Warum ist das in Hamburg so undenkbar? Warum wird man bei diesen Forderungen von unseren Entscheidern als naiv angesehen? Warum wird behauptet, die Wirtschaft oder wahlweise der HVV brechen zusammen, würde Tempo 30 in Hamburg verwirklicht werden?  Warum wird in der Berliner Verkehrspolitik weiterhin ein armselig überkommener Freiheitsbegriff aus den 70ern hochgehalten: „Freie Fahrt für freie Bürger”? Was muss noch alles passieren, damit Menschenleben, Gesundheit, Kindersicherheit, Familienglück, Respekt vor älteren Menschen, Priorität haben vor dem Paradigma: Der Verkehr muss fließen?!

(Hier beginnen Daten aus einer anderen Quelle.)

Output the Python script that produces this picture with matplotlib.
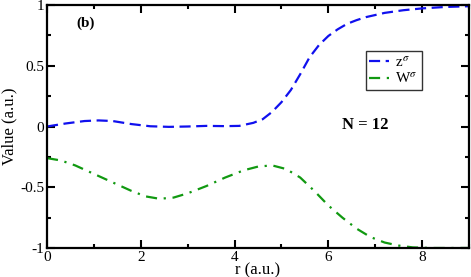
import matplotlib
matplotlib.use("Agg")
import matplotlib.pyplot as plt
from matplotlib.ticker import MultipleLocator

# values
r_z = [0.0, 0.4, 0.8, 1.1, 1.4, 1.8, 2.2, 2.6, 3.0, 3.4, 3.8, 4.1, 4.4, 4.6, 4.8,
       5.0, 5.2, 5.4, 5.6, 5.8, 6.0, 6.2, 6.4, 6.6, 6.8, 7.2, 7.6, 8.0, 8.5, 9.0]
z_sigma = [0.0, 0.025, 0.045, 0.05, 0.045, 0.02, 0.002, -0.003, 0.0, 0.005, 0.003,
           0.005, 0.03, 0.06, 0.12, 0.2, 0.3, 0.43, 0.57, 0.67, 0.745, 0.8, 0.845,
           0.875, 0.9, 0.935, 0.957, 0.972, 0.984, 0.99]

r_w = [0.0, 0.3, 0.6, 1.0, 1.4, 1.8, 2.1, 2.4, 2.7, 3.0, 3.4, 3.8, 4.2, 4.5, 4.8,
       5.1, 5.4, 5.7, 6.0, 6.3, 6.6, 6.9, 7.2, 7.5, 7.8, 8.2, 8.6, 9.0]
w_sigma = [-0.26, -0.28, -0.32, -0.39, -0.46, -0.53, -0.575, -0.595, -0.585, -0.55,
           -0.49, -0.42, -0.36, -0.33, -0.32, -0.35, -0.42, -0.53, -0.65, -0.75,
           -0.84, -0.91, -0.955, -0.98, -0.995, -1.0, -1.0, -1.0]

plt.rcParams['font.family'] = ['Liberation Serif', 'DejaVu Serif']
plt.rcParams['mathtext.fontset'] = 'stix'

fig = plt.figure(figsize=(4.71, 2.77), dpi=100)
ax = fig.add_axes([47 / 471, 1 - 248 / 277, 422 / 471, 243 / 277])

ax.plot(r_z, z_sigma, color='#1010ee', lw=1.6, dashes=(5, 2.5), label=r'z$^\sigma$')
ax.plot(r_w, w_sigma, color='#119911', lw=1.6, dashes=(5, 3, 1, 3), label=r'W$^\sigma$')

ax.set_xlim(0, 9)
ax.set_ylim(-1, 1)
ax.xaxis.set_major_locator(MultipleLocator(2))
ax.xaxis.set_minor_locator(MultipleLocator(1))
ax.yaxis.set_major_locator(MultipleLocator(0.5))
ax.yaxis.set_minor_locator(MultipleLocator(0.25))
ax.tick_params(which='both', direction='in', top=True, right=True, labelsize=11,
               width=1.5, pad=2)
ax.tick_params(which='major', length=6)
ax.tick_params(which='minor', length=3)
for s in ax.spines.values():
    s.set_linewidth(1.6)

ax.set_xticks([0, 2, 4, 6, 8])
ax.set_yticks([-1, -0.5, 0, 0.5, 1])
ax.set_yticklabels(['-1', '-0.5', '0', '0.5', '1'])

ax.set_xlabel('r (a.u.)', fontsize=12, labelpad=-1)
ax.set_ylabel('Value (a.u.)', fontsize=12, labelpad=2)

ax.text(0.07, 0.91, '(b)', transform=ax.transAxes, fontsize=11, fontweight='bold')
ax.text(6.3, -0.02, 'N = 12', fontsize=12, fontweight='bold')

leg = ax.legend(loc='upper left', bbox_to_anchor=(0.755, 0.81), fontsize=11,
                frameon=True, fancybox=False, handlelength=1.3, handletextpad=0.4,
                borderpad=0.25, labelspacing=0.1, borderaxespad=0)
leg.get_frame().set_edgecolor('black')
leg.get_frame().set_linewidth(1.0)

fig.savefig('out.png', dpi=100)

Fließt er woanders nicht? Steht er weltweit still, ganz Europa im Stau, weil dort nicht dem Recht des PS-Stärkeren gehuldigt wird? „Wer am schnellsten fährt, ist der King!“ Die deutsche Verkehrspolitik prägt und zementiert dieses menschenverachtende Ideal seit Jahrzehnten. Es erzieht die Menschen zum mangelnden Respekt und zu fehlender Rücksichtsnahme auf schwächere Verkehrsteilnehmer. Da schaut man gar nicht hin, man „muss“ ja schnell weiter. Wichtig, wichtig!

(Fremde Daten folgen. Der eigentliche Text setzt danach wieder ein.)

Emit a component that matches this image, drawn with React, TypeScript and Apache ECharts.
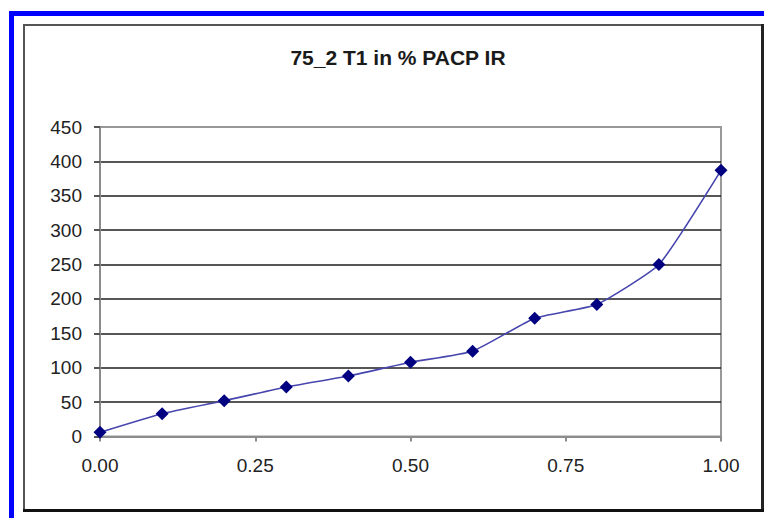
import React, { useEffect, useRef } from "react";
import * as echarts from "echarts";

const titleText = "75_2 T1 in % PACP IR";
const xValues = [0, 0.1, 0.2, 0.3, 0.4, 0.5, 0.6, 0.7, 0.8, 0.9, 1.0];
const yValues = [6, 33, 52, 72, 88, 108, 124, 172, 192, 250, 387];
const yTicks = [0, 50, 100, 150, 200, 250, 300, 350, 400, 450];
const xTicks = [0, 0.25, 0.5, 0.75, 1.0];

export default function App() {
  const ref = useRef<HTMLDivElement>(null);
  useEffect(() => {
    document.body.style.margin = "0";
    const chart = echarts.init(ref.current!, null, { renderer: "svg" });
    const font = "'Liberation Sans', Arial, sans-serif";
    const splitColors = yTicks.map((v, i) =>
      i === 0 || i === yTicks.length - 1 ? "#999999" : "#1e1e1e"
    );
    chart.setOption({
      animation: false,
      backgroundColor: "#ffffff",
      title: {
        text: titleText,
        left: 393,
        top: 42,
        textAlign: "center",
        textStyle: { fontFamily: font, fontSize: 21, fontWeight: "bold", color: "#1a1a1a" },
      },
      grid: {
        left: 100,
        right: 43,
        top: 127,
        bottom: 81.5,
        show: true,
        borderColor: "#999999",
        borderWidth: 2,
        backgroundColor: "#ffffff",
      },
      xAxis: {
        type: "value",
        min: xTicks[0],
        max: xTicks[xTicks.length - 1],
        interval: 0.25,
        axisLine: { show: true, lineStyle: { color: "#8c8c8c", width: 2 } },
        axisTick: { show: true, length: 5, lineStyle: { color: "#8c8c8c", width: 2 } },
        splitLine: { show: false },
        axisLabel: {
          margin: 19,
          fontFamily: font,
          fontSize: 19,
          color: "#222222",
          formatter: (v: number) => v.toFixed(2),
        },
      },
      yAxis: {
        type: "value",
        min: yTicks[0],
        max: yTicks[yTicks.length - 1],
        interval: 50,
        axisLine: { show: true, lineStyle: { color: "#8c8c8c", width: 2 } },
        axisTick: { show: true, length: 6, lineStyle: { color: "#555555", width: 2 } },
        splitLine: { show: true, lineStyle: { color: splitColors, width: 1.5 } },
        axisLabel: { margin: 18, fontFamily: font, fontSize: 19, color: "#222222" },
      },
      series: [
        {
          type: "line",
          data: xValues.map((x, i) => [x, yValues[i]]),
          smooth: 0.15,
          symbol: "diamond",
          symbolSize: [13, 13],
          itemStyle: { color: "#000080" },
          lineStyle: { color: "#4646ae", width: 1.6 },
          z: 5,
        },
      ],
      graphic: [
        { type: "rect", shape: { x: 9, y: 11, width: 5, height: 507 }, style: { fill: "#0000ff" } },
        { type: "rect", shape: { x: 9, y: 11, width: 755, height: 5 }, style: { fill: "#0000ff" } },
        { type: "rect", shape: { x: 23, y: 24, width: 2, height: 487 }, style: { fill: "#555555" } },
        { type: "rect", shape: { x: 23, y: 24, width: 741, height: 2 }, style: { fill: "#555555" } },
        { type: "rect", shape: { x: 761, y: 24, width: 3, height: 488 }, style: { fill: "#222222" } },
        { type: "rect", shape: { x: 23, y: 509, width: 741, height: 3 }, style: { fill: "#111111" } },
      ],
    });
    return () => chart.dispose();
  }, []);
  return (
    <div
      ref={ref}
      style={{ position: "fixed", left: 0, top: 0, width: 764, height: 518 }}
    />
  );
}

Warum echauffiere ich mich so? Weil ich kaum noch Rad fahre, außer in Groß Borsteler Wohnstraßen. Weil ich Sorge habe, dass irgendwann das erste Kind beim Überqueren des Tarpenbeker Wanderwegs (mittlerweile ein Radschnellweg) durch einen eiligen Radfahrer zu Schaden kommt. Weil mich die latente Aggressivität im Straßenverkehr belastet. Weil es anders ginge.

Hier in Italien, wo ich noch bin, während ich schreibe, wird durchaus flott gefahren. Aber man achtet sehr intensiv aufeinander. Es wird nicht rechthaberisch agiert, ich sehe keine Aggressionen.

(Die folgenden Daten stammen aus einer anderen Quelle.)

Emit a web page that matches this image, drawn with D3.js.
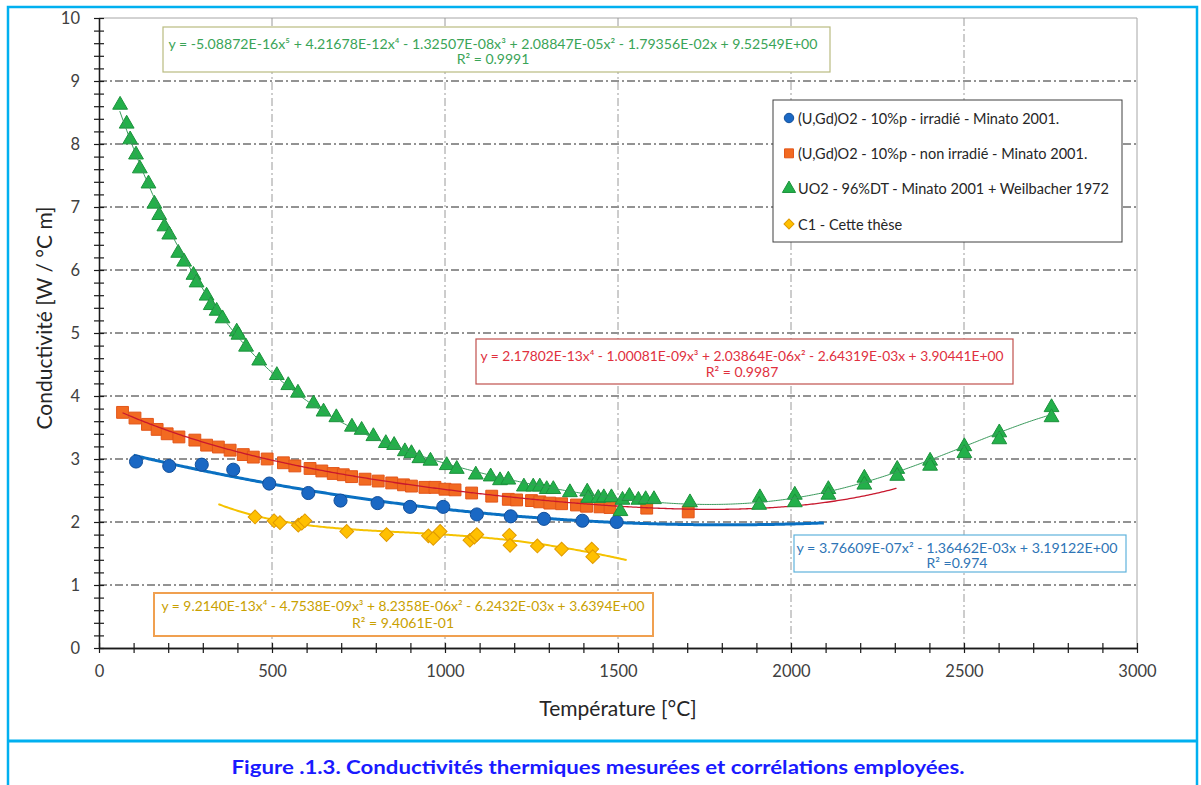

Für Groß Borstel haben wir mit dem Rise-Prozess die einmalige Chance, ein Verkehrsmodell für unseren Stadtteil zu gestalten, das ein anderes Ideal zum Vorbild hat: Der Verkehr soll uns Menschen dienen, aber er soll den Menschen nicht dominieren. Wir wollen einen Stadtteil, in dem alle Menschen – Große, Kleine, Alte, Eingeschränkte – sich wohl und sicher fühlen können, alle ihren Platz haben und sich mit Groß Borstel als ihrem Lebensmittelpunkt identifizieren können. Darum:

  • Durchgangsverkehr reduzieren und Wohnstraßen schützen
  • Tempo 30 auf der Borsteler Chaussee, im Spreenende und Klotzenmoor
  • Aufenthaltsqualität verbessern

Um diese Chancen zu befördern, haben wir den Staatsrat Martin Bill aus der Behörde für Verkehr und Mobilität eingeladen. Am Donnerstag, 5. Oktober 2023 um 19.30 Uhr im Stavenhagenhaus können wir mit ihm über unsere Vorstellungen diskutieren und ihn dazu auffordern, uns bei der Umsetzung zu unterstützen: Modellstadtteil Groß Borstel. Kommen Sie am 5. Oktober ins Stavenhagenhaus! Das ist wichtig!